▶ [Given request]: Quote only the lines from the top of the listing below down to and including the line with "(head) [anchor=base west,inner".

Stored items
-=-=-=-=-

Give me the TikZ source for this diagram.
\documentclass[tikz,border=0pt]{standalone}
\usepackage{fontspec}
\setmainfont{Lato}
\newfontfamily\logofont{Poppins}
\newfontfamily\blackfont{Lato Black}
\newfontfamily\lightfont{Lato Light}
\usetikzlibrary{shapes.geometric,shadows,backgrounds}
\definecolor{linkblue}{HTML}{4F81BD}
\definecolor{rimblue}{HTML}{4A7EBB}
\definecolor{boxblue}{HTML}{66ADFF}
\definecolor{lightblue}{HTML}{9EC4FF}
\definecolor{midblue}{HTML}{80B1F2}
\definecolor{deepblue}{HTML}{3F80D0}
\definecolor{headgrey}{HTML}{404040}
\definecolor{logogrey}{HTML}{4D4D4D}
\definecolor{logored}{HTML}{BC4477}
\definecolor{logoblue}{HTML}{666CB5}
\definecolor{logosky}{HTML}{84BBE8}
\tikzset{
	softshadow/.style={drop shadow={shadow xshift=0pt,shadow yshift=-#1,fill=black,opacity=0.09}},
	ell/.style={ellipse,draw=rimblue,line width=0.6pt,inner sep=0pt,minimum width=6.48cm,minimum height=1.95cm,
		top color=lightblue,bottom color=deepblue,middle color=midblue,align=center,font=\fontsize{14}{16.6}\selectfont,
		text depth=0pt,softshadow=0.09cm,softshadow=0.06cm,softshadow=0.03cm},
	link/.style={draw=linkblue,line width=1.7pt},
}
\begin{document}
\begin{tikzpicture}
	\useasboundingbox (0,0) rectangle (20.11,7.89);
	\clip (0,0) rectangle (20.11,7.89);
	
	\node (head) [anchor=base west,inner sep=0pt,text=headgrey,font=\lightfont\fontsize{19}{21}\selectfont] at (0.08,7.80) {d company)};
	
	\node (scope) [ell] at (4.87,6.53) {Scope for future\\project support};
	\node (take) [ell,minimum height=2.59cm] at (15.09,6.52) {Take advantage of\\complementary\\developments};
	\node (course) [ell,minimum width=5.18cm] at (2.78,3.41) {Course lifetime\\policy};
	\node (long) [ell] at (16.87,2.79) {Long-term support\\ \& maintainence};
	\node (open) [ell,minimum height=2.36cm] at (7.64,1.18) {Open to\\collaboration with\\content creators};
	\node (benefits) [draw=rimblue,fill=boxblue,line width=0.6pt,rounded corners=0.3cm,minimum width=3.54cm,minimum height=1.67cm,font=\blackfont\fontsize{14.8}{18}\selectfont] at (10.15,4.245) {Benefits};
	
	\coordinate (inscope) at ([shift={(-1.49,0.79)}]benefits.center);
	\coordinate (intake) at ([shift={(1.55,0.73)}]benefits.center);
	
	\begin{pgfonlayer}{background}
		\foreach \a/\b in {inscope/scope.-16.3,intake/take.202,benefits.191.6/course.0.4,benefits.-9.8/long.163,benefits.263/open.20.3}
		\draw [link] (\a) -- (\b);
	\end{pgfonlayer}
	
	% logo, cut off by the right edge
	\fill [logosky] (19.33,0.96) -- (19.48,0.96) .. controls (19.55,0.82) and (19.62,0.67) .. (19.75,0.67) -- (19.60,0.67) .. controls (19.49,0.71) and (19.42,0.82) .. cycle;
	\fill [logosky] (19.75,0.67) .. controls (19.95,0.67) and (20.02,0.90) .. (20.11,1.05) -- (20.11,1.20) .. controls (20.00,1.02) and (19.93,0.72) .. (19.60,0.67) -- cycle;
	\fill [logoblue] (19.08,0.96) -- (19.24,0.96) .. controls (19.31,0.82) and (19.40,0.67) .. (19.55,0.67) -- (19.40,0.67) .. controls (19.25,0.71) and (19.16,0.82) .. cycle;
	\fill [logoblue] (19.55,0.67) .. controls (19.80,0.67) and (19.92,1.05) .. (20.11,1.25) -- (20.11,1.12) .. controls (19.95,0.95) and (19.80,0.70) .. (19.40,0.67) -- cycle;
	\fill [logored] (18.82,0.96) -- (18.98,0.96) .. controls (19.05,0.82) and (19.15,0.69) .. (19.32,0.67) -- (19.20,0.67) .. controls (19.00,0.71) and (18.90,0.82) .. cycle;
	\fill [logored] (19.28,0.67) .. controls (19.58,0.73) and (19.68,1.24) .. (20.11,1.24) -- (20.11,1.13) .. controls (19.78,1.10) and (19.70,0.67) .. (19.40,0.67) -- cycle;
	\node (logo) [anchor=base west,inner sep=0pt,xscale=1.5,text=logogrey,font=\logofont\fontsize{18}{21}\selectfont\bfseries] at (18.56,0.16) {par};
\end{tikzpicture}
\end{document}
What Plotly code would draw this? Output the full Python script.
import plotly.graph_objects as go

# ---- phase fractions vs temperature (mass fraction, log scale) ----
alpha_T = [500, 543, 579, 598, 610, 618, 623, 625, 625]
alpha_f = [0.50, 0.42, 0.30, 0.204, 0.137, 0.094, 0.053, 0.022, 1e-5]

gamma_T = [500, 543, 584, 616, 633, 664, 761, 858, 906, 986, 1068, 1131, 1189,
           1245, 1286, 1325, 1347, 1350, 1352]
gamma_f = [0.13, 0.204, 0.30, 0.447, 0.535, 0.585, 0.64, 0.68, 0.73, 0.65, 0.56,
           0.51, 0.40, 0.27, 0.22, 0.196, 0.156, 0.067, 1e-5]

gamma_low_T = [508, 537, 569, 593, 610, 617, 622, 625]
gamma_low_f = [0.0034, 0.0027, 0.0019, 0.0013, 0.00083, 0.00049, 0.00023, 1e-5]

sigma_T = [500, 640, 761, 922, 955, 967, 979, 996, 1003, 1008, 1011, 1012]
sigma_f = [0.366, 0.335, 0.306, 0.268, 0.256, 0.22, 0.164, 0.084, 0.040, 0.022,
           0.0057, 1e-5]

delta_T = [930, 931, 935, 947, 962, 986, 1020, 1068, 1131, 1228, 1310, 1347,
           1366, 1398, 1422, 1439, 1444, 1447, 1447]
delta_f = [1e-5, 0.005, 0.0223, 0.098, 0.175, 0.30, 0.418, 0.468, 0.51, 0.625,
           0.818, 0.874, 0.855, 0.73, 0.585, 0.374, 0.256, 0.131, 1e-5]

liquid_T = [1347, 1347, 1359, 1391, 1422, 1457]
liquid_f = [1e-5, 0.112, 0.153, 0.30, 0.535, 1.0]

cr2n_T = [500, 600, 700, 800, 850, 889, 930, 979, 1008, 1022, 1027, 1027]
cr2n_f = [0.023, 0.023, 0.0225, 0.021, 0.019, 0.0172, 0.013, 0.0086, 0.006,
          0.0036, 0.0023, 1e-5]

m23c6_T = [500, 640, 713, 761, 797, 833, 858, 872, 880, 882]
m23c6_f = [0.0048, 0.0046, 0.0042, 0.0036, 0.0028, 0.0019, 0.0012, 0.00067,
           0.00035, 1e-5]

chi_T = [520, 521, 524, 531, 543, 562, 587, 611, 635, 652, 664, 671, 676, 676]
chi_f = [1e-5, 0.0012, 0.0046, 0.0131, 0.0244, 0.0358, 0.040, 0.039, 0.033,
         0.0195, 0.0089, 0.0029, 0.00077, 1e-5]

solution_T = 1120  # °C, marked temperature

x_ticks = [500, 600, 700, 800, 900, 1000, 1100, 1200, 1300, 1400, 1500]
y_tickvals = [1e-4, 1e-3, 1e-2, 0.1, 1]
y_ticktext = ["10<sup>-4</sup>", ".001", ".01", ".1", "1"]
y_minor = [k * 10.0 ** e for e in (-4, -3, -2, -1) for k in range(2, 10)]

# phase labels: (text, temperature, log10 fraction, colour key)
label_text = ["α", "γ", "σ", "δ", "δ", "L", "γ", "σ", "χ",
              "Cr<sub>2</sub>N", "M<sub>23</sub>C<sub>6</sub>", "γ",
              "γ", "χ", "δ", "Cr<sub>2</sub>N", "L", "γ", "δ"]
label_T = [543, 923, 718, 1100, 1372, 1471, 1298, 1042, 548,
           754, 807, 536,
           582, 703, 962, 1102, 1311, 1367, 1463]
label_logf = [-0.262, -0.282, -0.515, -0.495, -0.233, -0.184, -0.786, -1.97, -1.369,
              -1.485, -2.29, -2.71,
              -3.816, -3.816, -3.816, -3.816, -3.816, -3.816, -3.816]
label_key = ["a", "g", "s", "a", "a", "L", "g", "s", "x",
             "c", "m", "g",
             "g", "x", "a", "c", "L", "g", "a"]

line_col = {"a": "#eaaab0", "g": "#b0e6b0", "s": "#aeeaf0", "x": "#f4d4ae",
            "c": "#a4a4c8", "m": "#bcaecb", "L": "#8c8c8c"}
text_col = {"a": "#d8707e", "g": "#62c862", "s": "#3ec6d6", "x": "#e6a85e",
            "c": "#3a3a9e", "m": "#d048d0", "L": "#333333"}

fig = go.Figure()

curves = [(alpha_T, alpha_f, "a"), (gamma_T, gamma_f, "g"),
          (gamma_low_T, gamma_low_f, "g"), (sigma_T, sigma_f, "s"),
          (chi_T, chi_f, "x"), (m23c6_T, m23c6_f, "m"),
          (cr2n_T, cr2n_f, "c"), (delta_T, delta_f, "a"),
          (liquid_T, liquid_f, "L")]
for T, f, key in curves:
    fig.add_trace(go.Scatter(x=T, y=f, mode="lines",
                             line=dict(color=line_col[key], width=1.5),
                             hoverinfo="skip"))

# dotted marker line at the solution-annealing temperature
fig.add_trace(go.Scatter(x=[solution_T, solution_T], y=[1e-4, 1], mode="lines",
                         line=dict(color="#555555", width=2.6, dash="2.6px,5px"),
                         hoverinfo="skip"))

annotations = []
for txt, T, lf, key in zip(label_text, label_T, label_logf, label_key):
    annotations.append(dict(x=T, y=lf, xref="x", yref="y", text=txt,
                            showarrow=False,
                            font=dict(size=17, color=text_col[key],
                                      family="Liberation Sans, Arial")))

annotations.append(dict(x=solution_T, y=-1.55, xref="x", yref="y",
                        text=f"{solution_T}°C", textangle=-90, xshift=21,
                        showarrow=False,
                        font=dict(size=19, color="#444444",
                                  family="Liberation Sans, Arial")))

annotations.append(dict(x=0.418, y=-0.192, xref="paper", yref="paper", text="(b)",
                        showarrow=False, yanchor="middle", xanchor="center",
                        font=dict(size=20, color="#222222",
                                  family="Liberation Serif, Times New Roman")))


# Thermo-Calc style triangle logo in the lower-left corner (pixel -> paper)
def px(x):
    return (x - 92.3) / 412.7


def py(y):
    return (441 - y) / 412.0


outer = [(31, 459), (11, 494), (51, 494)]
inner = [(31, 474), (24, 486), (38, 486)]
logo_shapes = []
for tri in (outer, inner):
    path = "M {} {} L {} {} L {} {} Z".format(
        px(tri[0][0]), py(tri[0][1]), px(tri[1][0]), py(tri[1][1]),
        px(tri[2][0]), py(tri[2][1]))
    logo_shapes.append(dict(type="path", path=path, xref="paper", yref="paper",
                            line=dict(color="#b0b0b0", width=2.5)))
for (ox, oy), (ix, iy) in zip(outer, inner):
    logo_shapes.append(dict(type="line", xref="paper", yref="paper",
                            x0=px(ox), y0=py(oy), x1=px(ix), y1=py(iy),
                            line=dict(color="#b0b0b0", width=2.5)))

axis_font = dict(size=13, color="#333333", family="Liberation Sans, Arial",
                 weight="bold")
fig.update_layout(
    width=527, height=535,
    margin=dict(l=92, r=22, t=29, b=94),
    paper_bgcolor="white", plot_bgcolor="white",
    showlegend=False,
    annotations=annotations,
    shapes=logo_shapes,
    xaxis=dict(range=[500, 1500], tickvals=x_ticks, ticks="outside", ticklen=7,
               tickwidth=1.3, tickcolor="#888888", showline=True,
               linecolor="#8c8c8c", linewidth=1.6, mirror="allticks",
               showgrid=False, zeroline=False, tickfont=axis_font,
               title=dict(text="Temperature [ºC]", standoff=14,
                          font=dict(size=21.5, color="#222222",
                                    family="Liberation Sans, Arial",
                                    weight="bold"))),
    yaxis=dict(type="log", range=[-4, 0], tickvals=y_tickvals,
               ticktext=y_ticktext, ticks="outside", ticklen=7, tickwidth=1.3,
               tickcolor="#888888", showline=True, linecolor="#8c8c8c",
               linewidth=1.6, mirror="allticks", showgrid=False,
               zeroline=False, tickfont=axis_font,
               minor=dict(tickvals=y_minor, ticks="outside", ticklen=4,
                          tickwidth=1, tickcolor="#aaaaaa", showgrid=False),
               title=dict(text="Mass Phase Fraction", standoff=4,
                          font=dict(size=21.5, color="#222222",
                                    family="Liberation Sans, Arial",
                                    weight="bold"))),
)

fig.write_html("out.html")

-=-=-=-=-

▶ [Answer]:
Give me the TikZ source for this diagram.
\documentclass[tikz,border=0pt]{standalone}
\usepackage{fontspec}
\setmainfont{Lato}
\newfontfamily\logofont{Poppins}
\newfontfamily\blackfont{Lato Black}
\newfontfamily\lightfont{Lato Light}
\usetikzlibrary{shapes.geometric,shadows,backgrounds}
\definecolor{linkblue}{HTML}{4F81BD}
\definecolor{rimblue}{HTML}{4A7EBB}
\definecolor{boxblue}{HTML}{66ADFF}
\definecolor{lightblue}{HTML}{9EC4FF}
\definecolor{midblue}{HTML}{80B1F2}
\definecolor{deepblue}{HTML}{3F80D0}
\definecolor{headgrey}{HTML}{404040}
\definecolor{logogrey}{HTML}{4D4D4D}
\definecolor{logored}{HTML}{BC4477}
\definecolor{logoblue}{HTML}{666CB5}
\definecolor{logosky}{HTML}{84BBE8}
\tikzset{
	softshadow/.style={drop shadow={shadow xshift=0pt,shadow yshift=-#1,fill=black,opacity=0.09}},
	ell/.style={ellipse,draw=rimblue,line width=0.6pt,inner sep=0pt,minimum width=6.48cm,minimum height=1.95cm,
		top color=lightblue,bottom color=deepblue,middle color=midblue,align=center,font=\fontsize{14}{16.6}\selectfont,
		text depth=0pt,softshadow=0.09cm,softshadow=0.06cm,softshadow=0.03cm},
	link/.style={draw=linkblue,line width=1.7pt},
}
\begin{document}
\begin{tikzpicture}
	\useasboundingbox (0,0) rectangle (20.11,7.89);
	\clip (0,0) rectangle (20.11,7.89);
	
	\node (head) [anchor=base west,inner sep=0pt,text=headgrey,font=\lightfont\fontsize{19}{21}\selectfont] at (0.08,7.80) {d company)};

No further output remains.